* Exercise details *
Omit all images, then return the remaining material exactly as it stands.

* Information shown *
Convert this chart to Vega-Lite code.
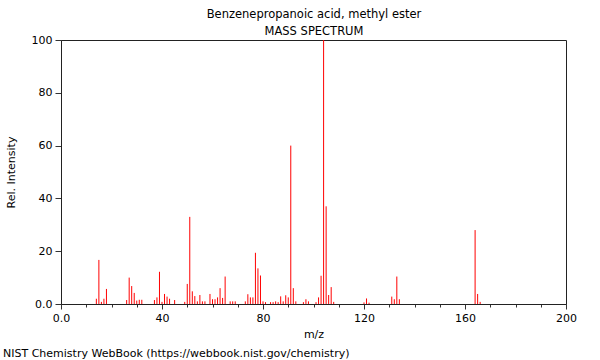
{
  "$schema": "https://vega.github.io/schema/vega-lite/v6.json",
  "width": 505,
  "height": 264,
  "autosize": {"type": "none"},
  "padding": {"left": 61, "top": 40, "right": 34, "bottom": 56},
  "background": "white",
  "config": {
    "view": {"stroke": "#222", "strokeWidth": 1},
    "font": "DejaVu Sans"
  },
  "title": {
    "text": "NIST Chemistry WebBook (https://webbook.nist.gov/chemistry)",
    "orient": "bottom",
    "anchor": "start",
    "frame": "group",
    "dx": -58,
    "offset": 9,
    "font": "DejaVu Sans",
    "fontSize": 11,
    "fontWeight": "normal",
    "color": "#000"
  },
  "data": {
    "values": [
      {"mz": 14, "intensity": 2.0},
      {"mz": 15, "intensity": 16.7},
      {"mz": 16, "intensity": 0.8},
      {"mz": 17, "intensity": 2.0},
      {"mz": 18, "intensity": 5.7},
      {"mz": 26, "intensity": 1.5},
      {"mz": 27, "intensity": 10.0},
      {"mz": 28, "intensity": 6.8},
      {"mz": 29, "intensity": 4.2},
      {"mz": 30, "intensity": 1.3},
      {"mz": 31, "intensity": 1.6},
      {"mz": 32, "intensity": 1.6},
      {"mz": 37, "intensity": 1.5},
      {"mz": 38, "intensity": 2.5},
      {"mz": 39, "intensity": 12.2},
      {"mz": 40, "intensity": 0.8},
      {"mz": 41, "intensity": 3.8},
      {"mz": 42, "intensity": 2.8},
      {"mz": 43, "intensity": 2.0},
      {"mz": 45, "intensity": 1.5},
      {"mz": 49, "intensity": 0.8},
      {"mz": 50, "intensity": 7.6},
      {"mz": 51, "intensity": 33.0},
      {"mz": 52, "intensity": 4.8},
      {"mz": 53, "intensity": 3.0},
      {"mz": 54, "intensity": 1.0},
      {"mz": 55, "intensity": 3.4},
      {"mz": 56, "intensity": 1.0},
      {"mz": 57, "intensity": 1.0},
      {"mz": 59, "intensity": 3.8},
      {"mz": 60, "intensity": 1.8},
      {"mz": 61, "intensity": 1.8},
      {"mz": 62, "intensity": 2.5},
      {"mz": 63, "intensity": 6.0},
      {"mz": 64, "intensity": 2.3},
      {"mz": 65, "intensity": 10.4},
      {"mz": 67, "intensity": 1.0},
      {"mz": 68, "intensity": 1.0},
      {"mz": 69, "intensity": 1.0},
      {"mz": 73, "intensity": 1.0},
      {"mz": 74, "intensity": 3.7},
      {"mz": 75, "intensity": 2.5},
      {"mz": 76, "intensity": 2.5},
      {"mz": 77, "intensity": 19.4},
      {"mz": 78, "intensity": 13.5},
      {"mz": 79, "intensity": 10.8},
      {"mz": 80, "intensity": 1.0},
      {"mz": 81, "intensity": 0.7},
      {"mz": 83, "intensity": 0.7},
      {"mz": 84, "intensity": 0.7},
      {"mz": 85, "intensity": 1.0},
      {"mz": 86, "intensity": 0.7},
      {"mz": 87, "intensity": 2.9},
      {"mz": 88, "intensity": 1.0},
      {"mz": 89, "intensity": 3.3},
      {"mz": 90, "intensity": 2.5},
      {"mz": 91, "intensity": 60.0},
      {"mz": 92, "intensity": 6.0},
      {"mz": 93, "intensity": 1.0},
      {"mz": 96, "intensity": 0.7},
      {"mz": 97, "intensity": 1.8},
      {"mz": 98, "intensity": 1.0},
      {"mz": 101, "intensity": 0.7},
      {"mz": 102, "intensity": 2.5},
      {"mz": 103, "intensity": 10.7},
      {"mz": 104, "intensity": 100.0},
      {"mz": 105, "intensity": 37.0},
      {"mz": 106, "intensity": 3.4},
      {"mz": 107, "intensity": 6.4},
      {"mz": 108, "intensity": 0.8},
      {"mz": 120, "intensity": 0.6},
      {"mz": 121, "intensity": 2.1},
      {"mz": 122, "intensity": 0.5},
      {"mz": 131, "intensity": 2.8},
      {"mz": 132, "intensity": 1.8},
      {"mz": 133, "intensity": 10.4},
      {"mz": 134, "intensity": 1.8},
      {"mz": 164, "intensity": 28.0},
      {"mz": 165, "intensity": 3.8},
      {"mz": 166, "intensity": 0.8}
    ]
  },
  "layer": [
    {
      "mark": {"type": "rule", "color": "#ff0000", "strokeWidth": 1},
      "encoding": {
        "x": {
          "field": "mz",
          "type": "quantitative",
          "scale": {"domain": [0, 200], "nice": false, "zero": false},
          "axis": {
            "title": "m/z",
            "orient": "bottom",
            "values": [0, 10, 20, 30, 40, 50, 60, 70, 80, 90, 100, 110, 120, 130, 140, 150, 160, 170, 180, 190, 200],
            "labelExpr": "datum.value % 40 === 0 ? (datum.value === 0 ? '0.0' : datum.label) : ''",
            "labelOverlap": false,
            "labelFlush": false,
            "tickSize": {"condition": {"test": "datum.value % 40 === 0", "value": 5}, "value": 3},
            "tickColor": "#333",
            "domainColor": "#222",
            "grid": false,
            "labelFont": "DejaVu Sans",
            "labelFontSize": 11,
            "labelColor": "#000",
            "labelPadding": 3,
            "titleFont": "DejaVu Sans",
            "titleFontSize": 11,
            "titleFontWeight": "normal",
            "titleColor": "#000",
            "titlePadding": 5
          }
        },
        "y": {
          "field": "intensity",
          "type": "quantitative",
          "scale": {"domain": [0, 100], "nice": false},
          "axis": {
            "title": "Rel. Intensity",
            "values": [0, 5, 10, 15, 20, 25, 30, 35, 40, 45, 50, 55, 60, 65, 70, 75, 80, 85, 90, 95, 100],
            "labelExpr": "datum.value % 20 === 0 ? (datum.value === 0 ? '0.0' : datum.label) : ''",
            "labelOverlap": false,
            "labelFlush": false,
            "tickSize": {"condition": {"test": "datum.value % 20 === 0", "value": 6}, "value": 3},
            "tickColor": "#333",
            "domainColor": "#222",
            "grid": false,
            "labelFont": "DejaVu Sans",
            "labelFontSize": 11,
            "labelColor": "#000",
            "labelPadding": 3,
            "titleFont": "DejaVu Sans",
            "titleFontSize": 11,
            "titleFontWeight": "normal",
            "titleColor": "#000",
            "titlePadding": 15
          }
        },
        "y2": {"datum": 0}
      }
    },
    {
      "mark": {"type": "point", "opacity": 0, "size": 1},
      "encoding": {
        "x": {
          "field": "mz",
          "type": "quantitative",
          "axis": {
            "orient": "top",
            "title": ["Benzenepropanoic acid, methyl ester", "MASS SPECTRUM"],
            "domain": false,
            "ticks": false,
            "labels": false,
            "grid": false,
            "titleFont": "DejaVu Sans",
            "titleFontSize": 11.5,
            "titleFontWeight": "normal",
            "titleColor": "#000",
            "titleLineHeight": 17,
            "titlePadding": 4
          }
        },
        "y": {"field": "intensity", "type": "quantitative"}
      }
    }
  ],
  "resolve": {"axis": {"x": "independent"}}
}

* Response to the task *
Convert this chart to Vega-Lite code.
{
  "$schema": "https://vega.github.io/schema/vega-lite/v6.json",
  "width": 505,
  "height": 264,
  "autosize": {"type": "none"},
  "padding": {"left": 61, "top": 40, "right": 34, "bottom": 56},
  "background": "white",
  "config": {
    "view": {"stroke": "#222", "strokeWidth": 1},
    "font": "DejaVu Sans"
  },
  "title": {
    "text": "NIST Chemistry WebBook (https://webbook.nist.gov/chemistry)",
    "orient": "bottom",
    "anchor": "start",
    "frame": "group",
    "dx": -58,
    "offset": 9,
    "font": "DejaVu Sans",
    "fontSize": 11,
    "fontWeight": "normal",
    "color": "#000"
  },
  "data": {
    "values": [
      {"mz": 14, "intensity": 2.0},
      {"mz": 15, "intensity": 16.7},
      {"mz": 16, "intensity": 0.8},
      {"mz": 17, "intensity": 2.0},
      {"mz": 18, "intensity": 5.7},
      {"mz": 26, "intensity": 1.5},
      {"mz": 27, "intensity": 10.0},
      {"mz": 28, "intensity": 6.8},
      {"mz": 29, "intensity": 4.2},
      {"mz": 30, "intensity": 1.3},
      {"mz": 31, "intensity": 1.6},
      {"mz": 32, "intensity": 1.6},
      {"mz": 37, "intensity": 1.5},
      {"mz": 38, "intensity": 2.5},
      {"mz": 39, "intensity": 12.2},
      {"mz": 40, "intensity": 0.8},
      {"mz": 41, "intensity": 3.8},
      {"mz": 42, "intensity": 2.8},
      {"mz": 43, "intensity": 2.0},
      {"mz": 45, "intensity": 1.5},
      {"mz": 49, "intensity": 0.8},
      {"mz": 50, "intensity": 7.6},
      {"mz": 51, "intensity": 33.0},
      {"mz": 52, "intensity": 4.8},
      {"mz": 53, "intensity": 3.0},
      {"mz": 54, "intensity": 1.0},
      {"mz": 55, "intensity": 3.4},
      {"mz": 56, "intensity": 1.0},
      {"mz": 57, "intensity": 1.0},
      {"mz": 59, "intensity": 3.8},
      {"mz": 60, "intensity": 1.8},
      {"mz": 61, "intensity": 1.8},
      {"mz": 62, "intensity": 2.5},
      {"mz": 63, "intensity": 6.0},
      {"mz": 64, "intensity": 2.3},
      {"mz": 65, "intensity": 10.4},
      {"mz": 67, "intensity": 1.0},
      {"mz": 68, "intensity": 1.0},
      {"mz": 69, "intensity": 1.0},
      {"mz": 73, "intensity": 1.0},
      {"mz": 74, "intensity": 3.7},
      {"mz": 75, "intensity": 2.5},
      {"mz": 76, "intensity": 2.5},
      {"mz": 77, "intensity": 19.4},
      {"mz": 78, "intensity": 13.5},
      {"mz": 79, "intensity": 10.8},
      {"mz": 80, "intensity": 1.0},
      {"mz": 81, "intensity": 0.7},
      {"mz": 83, "intensity": 0.7},
      {"mz": 84, "intensity": 0.7},
      {"mz": 85, "intensity": 1.0},
      {"mz": 86, "intensity": 0.7},
      {"mz": 87, "intensity": 2.9},
      {"mz": 88, "intensity": 1.0},
      {"mz": 89, "intensity": 3.3},
      {"mz": 90, "intensity": 2.5},
      {"mz": 91, "intensity": 60.0},
      {"mz": 92, "intensity": 6.0},
      {"mz": 93, "intensity": 1.0},
      {"mz": 96, "intensity": 0.7},
      {"mz": 97, "intensity": 1.8},
      {"mz": 98, "intensity": 1.0},
      {"mz": 101, "intensity": 0.7},
      {"mz": 102, "intensity": 2.5},
      {"mz": 103, "intensity": 10.7},
      {"mz": 104, "intensity": 100.0},
      {"mz": 105, "intensity": 37.0},
      {"mz": 106, "intensity": 3.4},
      {"mz": 107, "intensity": 6.4},
      {"mz": 108, "intensity": 0.8},
      {"mz": 120, "intensity": 0.6},
      {"mz": 121, "intensity": 2.1},
      {"mz": 122, "intensity": 0.5},
      {"mz": 131, "intensity": 2.8},
      {"mz": 132, "intensity": 1.8},
      {"mz": 133, "intensity": 10.4},
      {"mz": 134, "intensity": 1.8},
      {"mz": 164, "intensity": 28.0},
      {"mz": 165, "intensity": 3.8},
      {"mz": 166, "intensity": 0.8}
    ]
  },
  "layer": [
    {
      "mark": {"type": "rule", "color": "#ff0000", "strokeWidth": 1},
      "encoding": {
        "x": {
          "field": "mz",
          "type": "quantitative",
          "scale": {"domain": [0, 200], "nice": false, "zero": false},
          "axis": {
            "title": "m/z",
            "orient": "bottom",
            "values": [0, 10, 20, 30, 40, 50, 60, 70, 80, 90, 100, 110, 120, 130, 140, 150, 160, 170, 180, 190, 200],
            "labelExpr": "datum.value % 40 === 0 ? (datum.value === 0 ? '0.0' : datum.label) : ''",
            "labelOverlap": false,
            "labelFlush": false,
            "tickSize": {"condition": {"test": "datum.value % 40 === 0", "value": 5}, "value": 3},
            "tickColor": "#333",
            "domainColor": "#222",
            "grid": false,
            "labelFont": "DejaVu Sans",
            "labelFontSize": 11,
            "labelColor": "#000",
            "labelPadding": 3,
            "titleFont": "DejaVu Sans",
            "titleFontSize": 11,
            "titleFontWeight": "normal",
            "titleColor": "#000",
            "titlePadding": 5
          }
        },
        "y": {
          "field": "intensity",
          "type": "quantitative",
          "scale": {"domain": [0, 100], "nice": false},
          "axis": {
            "title": "Rel. Intensity",
            "values": [0, 5, 10, 15, 20, 25, 30, 35, 40, 45, 50, 55, 60, 65, 70, 75, 80, 85, 90, 95, 100],
            "labelExpr": "datum.value % 20 === 0 ? (datum.value === 0 ? '0.0' : datum.label) : ''",
            "labelOverlap": false,
            "labelFlush": false,
            "tickSize": {"condition": {"test": "datum.value % 20 === 0", "value": 6}, "value": 3},
            "tickColor": "#333",
            "domainColor": "#222",
            "grid": false,
            "labelFont": "DejaVu Sans",
            "labelFontSize": 11,
            "labelColor": "#000",
            "labelPadding": 3,
            "titleFont": "DejaVu Sans",
            "titleFontSize": 11,
            "titleFontWeight": "normal",
            "titleColor": "#000",
            "titlePadding": 15
          }
        },
        "y2": {"datum": 0}
      }
    },
    {
      "mark": {"type": "point", "opacity": 0, "size": 1},
      "encoding": {
        "x": {
          "field": "mz",
          "type": "quantitative",
          "axis": {
            "orient": "top",
            "title": ["Benzenepropanoic acid, methyl ester", "MASS SPECTRUM"],
            "domain": false,
            "ticks": false,
            "labels": false,
            "grid": false,
            "titleFont": "DejaVu Sans",
            "titleFontSize": 11.5,
            "titleFontWeight": "normal",
            "titleColor": "#000",
            "titleLineHeight": 17,
            "titlePadding": 4
          }
        },
        "y": {"field": "intensity", "type": "quantitative"}
      }
    }
  ],
  "resolve": {"axis": {"x": "independent"}}
}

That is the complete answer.